- _Problem to work on_:
The line holding "tissue content curves</div>" is the last one to output; start at the first line of the data, keep every line in between exactly, and leave out pictures.
☆ ☆ ☆ ☆ ☆ ☆ ☆
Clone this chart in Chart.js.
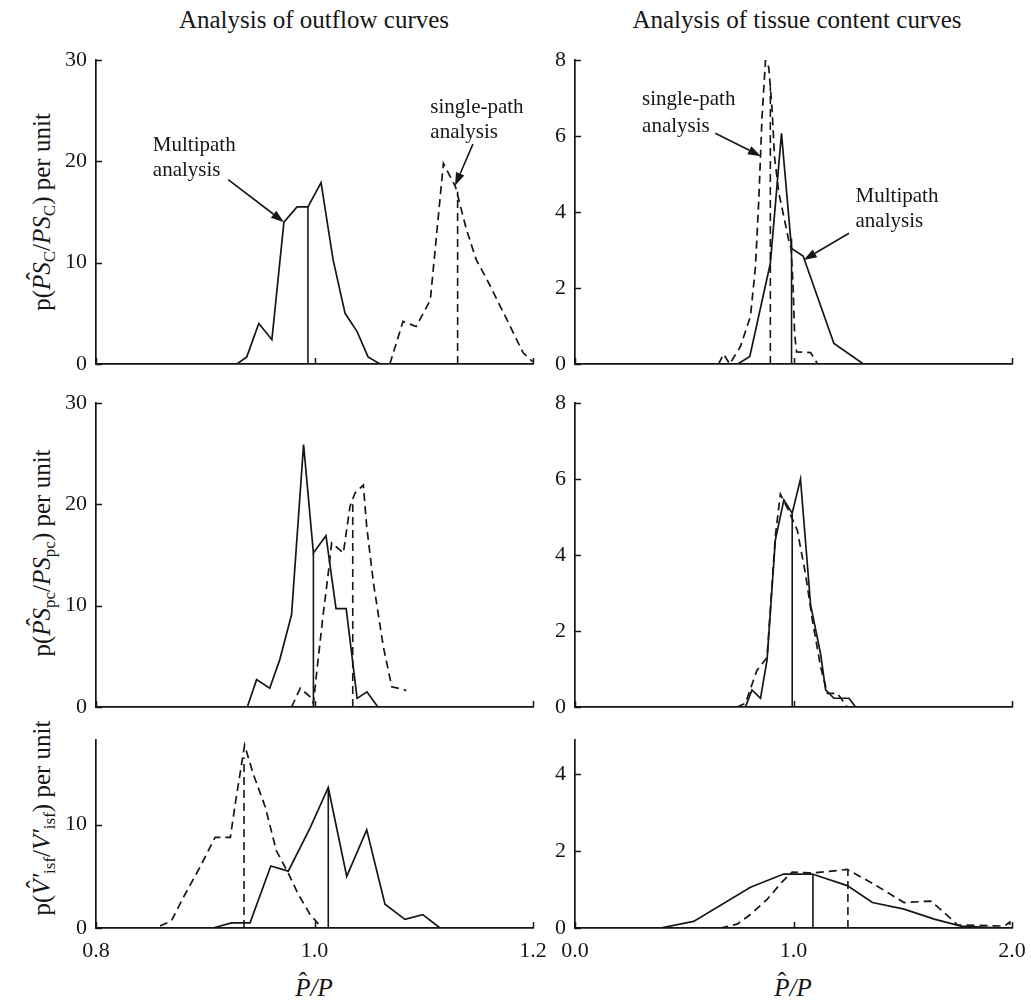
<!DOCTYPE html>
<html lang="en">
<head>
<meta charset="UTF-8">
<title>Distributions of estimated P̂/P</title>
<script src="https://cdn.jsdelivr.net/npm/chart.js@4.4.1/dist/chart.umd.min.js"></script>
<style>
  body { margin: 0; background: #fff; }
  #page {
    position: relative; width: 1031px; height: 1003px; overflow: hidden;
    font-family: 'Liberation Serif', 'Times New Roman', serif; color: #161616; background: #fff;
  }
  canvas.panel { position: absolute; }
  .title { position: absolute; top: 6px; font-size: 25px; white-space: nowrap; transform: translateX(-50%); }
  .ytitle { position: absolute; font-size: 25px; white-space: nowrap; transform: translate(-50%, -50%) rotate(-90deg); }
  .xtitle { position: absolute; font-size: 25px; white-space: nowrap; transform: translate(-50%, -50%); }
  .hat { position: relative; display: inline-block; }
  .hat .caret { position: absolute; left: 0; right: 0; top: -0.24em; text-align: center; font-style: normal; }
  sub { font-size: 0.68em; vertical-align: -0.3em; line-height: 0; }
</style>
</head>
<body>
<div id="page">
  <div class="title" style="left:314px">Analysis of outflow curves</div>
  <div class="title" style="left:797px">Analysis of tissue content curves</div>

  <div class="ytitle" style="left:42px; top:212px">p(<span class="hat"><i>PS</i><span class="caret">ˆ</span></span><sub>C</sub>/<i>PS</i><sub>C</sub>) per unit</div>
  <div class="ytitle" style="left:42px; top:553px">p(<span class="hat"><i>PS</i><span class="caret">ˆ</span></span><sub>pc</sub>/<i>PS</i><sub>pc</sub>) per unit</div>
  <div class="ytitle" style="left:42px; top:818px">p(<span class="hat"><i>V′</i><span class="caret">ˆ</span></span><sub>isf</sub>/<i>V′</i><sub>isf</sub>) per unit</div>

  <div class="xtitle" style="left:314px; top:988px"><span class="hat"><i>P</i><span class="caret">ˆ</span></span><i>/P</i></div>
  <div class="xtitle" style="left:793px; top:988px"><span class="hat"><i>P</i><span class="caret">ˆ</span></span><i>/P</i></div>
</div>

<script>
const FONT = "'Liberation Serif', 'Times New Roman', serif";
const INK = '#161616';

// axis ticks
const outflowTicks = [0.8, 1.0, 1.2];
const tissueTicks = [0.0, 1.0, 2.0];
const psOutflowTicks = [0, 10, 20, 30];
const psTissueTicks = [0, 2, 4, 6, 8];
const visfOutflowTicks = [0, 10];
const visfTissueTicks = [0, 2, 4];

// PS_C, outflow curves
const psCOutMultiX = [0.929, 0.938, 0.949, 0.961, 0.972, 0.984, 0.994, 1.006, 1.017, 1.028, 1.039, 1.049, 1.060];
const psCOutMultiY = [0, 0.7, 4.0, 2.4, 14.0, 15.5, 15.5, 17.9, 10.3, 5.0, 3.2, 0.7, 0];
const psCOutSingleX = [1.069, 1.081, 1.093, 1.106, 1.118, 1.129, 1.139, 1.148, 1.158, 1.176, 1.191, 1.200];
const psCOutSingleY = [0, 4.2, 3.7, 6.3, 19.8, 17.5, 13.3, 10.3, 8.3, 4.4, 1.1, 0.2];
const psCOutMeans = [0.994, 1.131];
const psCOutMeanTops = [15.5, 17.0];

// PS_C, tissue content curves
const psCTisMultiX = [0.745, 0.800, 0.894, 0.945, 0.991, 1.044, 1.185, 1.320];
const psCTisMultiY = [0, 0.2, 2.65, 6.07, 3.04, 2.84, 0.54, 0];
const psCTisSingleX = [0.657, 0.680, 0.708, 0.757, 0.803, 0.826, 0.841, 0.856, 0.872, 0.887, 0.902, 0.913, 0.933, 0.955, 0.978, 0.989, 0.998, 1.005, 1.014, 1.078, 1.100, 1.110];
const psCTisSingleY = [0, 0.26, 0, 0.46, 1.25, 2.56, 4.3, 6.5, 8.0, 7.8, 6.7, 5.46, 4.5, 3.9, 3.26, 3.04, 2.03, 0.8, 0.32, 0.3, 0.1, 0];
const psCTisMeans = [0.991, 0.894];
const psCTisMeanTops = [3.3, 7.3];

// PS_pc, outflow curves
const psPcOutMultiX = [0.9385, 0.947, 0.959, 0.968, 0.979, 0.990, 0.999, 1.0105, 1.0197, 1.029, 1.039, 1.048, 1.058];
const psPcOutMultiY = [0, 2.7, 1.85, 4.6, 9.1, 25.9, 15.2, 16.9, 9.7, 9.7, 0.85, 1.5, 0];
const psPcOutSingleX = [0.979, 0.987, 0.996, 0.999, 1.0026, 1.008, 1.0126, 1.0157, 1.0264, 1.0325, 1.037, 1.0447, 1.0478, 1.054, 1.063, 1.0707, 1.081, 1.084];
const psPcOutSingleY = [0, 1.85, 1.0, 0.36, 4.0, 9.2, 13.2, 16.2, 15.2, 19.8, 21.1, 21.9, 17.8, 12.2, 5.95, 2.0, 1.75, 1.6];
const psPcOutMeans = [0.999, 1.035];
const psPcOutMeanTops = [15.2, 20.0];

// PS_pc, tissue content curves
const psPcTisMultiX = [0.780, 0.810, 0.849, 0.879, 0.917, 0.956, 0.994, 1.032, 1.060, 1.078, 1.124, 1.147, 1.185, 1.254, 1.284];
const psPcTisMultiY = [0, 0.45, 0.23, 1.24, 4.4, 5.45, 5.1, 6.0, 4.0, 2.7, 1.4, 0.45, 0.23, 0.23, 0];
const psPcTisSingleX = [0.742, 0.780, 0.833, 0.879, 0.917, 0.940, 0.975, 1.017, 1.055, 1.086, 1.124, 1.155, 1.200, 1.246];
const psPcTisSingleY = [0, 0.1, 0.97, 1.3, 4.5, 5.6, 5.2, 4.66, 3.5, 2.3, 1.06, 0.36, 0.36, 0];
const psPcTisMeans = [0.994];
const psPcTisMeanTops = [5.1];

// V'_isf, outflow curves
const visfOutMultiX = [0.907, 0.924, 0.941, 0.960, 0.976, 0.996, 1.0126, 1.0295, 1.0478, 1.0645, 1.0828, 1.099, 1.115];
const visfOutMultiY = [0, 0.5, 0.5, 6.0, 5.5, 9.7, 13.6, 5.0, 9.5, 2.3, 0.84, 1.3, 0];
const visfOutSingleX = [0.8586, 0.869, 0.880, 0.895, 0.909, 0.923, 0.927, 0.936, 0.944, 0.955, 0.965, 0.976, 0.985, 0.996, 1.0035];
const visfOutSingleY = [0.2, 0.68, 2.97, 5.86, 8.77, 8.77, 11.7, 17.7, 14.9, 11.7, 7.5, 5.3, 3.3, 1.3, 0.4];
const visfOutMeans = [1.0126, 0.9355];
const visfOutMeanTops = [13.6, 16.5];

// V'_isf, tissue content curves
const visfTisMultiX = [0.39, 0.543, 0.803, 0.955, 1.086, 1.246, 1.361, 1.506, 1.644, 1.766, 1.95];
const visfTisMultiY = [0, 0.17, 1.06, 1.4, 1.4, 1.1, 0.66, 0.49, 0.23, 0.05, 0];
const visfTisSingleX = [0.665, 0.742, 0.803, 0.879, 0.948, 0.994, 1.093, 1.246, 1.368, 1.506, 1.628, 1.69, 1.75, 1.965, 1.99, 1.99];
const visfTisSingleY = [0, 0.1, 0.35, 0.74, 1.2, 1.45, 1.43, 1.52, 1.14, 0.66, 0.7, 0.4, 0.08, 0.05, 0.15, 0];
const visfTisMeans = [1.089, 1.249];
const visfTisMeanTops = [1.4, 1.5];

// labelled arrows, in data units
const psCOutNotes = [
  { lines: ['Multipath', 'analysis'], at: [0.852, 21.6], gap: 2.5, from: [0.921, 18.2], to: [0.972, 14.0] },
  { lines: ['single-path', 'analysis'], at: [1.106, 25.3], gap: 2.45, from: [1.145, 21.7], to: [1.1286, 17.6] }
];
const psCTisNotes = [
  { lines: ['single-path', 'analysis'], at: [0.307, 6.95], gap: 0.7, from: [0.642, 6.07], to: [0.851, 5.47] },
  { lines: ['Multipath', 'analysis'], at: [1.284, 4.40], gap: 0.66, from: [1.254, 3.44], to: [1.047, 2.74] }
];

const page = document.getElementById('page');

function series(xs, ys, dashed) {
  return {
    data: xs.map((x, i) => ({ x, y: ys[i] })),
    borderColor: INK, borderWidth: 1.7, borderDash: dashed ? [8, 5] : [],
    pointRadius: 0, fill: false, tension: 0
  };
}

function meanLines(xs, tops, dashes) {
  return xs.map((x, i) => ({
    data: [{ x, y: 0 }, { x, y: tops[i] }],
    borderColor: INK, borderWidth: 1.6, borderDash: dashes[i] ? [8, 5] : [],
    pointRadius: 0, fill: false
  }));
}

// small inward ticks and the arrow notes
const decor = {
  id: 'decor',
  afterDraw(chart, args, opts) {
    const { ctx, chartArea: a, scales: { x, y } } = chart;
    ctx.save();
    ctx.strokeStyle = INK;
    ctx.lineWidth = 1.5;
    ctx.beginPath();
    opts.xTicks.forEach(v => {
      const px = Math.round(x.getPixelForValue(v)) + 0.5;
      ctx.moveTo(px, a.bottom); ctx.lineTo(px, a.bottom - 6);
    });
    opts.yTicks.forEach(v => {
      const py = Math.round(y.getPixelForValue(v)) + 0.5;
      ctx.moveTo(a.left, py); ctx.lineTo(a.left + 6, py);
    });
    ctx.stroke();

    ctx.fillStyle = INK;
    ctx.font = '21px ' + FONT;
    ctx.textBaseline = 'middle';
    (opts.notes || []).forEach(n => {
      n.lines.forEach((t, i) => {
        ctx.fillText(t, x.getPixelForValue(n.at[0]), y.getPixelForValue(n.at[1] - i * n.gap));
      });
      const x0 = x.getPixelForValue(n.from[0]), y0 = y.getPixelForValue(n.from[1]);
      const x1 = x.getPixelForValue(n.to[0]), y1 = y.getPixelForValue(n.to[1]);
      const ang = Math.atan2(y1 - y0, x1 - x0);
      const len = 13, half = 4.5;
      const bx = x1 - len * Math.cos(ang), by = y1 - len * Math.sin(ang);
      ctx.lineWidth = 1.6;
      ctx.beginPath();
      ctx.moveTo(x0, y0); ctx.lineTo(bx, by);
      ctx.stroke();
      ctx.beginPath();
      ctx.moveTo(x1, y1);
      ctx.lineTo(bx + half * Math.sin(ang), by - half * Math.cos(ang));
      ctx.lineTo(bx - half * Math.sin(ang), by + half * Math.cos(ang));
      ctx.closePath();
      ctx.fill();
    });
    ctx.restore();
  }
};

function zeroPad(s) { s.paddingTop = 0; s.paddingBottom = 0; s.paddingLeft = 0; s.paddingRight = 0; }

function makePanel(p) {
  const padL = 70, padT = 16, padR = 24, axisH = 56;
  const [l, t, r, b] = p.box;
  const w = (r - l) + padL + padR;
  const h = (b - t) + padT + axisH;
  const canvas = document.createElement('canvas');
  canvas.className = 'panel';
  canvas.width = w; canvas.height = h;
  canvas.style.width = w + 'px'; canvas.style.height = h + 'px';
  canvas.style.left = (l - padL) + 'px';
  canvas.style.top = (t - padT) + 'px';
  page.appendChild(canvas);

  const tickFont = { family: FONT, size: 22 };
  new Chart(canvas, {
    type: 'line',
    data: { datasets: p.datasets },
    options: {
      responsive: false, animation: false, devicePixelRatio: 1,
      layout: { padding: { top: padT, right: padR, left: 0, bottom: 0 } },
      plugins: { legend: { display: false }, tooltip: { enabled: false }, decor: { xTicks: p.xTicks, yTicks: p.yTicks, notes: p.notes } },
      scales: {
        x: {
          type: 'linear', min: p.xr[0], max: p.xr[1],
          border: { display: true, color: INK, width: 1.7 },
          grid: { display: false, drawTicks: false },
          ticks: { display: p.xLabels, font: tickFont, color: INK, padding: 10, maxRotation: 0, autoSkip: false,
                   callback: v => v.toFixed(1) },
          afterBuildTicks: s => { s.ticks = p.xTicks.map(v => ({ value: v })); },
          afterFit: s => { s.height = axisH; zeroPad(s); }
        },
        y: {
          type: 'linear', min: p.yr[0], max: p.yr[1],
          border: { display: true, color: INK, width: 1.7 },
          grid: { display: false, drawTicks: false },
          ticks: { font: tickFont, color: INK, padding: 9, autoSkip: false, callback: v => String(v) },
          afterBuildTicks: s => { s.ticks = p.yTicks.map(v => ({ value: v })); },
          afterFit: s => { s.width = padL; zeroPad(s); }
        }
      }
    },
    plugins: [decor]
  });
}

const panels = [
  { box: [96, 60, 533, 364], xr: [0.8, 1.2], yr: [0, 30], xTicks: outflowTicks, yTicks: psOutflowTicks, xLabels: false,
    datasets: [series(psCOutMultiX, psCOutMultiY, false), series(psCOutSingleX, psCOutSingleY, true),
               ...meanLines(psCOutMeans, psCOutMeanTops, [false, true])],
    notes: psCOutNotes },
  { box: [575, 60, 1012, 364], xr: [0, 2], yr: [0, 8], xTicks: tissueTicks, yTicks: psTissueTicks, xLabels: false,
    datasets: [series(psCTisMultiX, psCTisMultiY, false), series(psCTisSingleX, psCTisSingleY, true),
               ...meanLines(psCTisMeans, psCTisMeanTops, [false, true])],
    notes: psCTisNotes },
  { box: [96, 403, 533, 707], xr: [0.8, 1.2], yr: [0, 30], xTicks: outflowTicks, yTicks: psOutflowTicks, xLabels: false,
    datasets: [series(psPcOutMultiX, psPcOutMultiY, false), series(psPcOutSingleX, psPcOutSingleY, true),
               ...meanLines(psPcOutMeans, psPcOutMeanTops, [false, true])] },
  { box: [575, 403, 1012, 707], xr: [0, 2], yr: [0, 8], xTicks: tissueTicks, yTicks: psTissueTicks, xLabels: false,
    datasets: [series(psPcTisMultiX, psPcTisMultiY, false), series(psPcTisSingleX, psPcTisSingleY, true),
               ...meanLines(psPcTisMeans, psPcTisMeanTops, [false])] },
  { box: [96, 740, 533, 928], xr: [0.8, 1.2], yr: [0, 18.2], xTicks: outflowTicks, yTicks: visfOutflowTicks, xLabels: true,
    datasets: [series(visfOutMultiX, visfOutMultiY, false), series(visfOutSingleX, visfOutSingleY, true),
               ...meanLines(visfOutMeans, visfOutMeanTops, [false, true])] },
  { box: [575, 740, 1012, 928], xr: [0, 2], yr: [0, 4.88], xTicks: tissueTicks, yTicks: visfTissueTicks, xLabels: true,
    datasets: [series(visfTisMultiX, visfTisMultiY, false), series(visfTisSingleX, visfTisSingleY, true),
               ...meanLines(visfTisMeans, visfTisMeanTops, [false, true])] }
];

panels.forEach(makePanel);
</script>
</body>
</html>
☆ ☆ ☆ ☆ ☆ ☆ ☆
- _Written reply_:
Clone this chart in Chart.js.
<!DOCTYPE html>
<html lang="en">
<head>
<meta charset="UTF-8">
<title>Distributions of estimated P̂/P</title>
<script src="https://cdn.jsdelivr.net/npm/chart.js@4.4.1/dist/chart.umd.min.js"></script>
<style>
  body { margin: 0; background: #fff; }
  #page {
    position: relative; width: 1031px; height: 1003px; overflow: hidden;
    font-family: 'Liberation Serif', 'Times New Roman', serif; color: #161616; background: #fff;
  }
  canvas.panel { position: absolute; }
  .title { position: absolute; top: 6px; font-size: 25px; white-space: nowrap; transform: translateX(-50%); }
  .ytitle { position: absolute; font-size: 25px; white-space: nowrap; transform: translate(-50%, -50%) rotate(-90deg); }
  .xtitle { position: absolute; font-size: 25px; white-space: nowrap; transform: translate(-50%, -50%); }
  .hat { position: relative; display: inline-block; }
  .hat .caret { position: absolute; left: 0; right: 0; top: -0.24em; text-align: center; font-style: normal; }
  sub { font-size: 0.68em; vertical-align: -0.3em; line-height: 0; }
</style>
</head>
<body>
<div id="page">
  <div class="title" style="left:314px">Analysis of outflow curves</div>
  <div class="title" style="left:797px">Analysis of tissue content curves</div>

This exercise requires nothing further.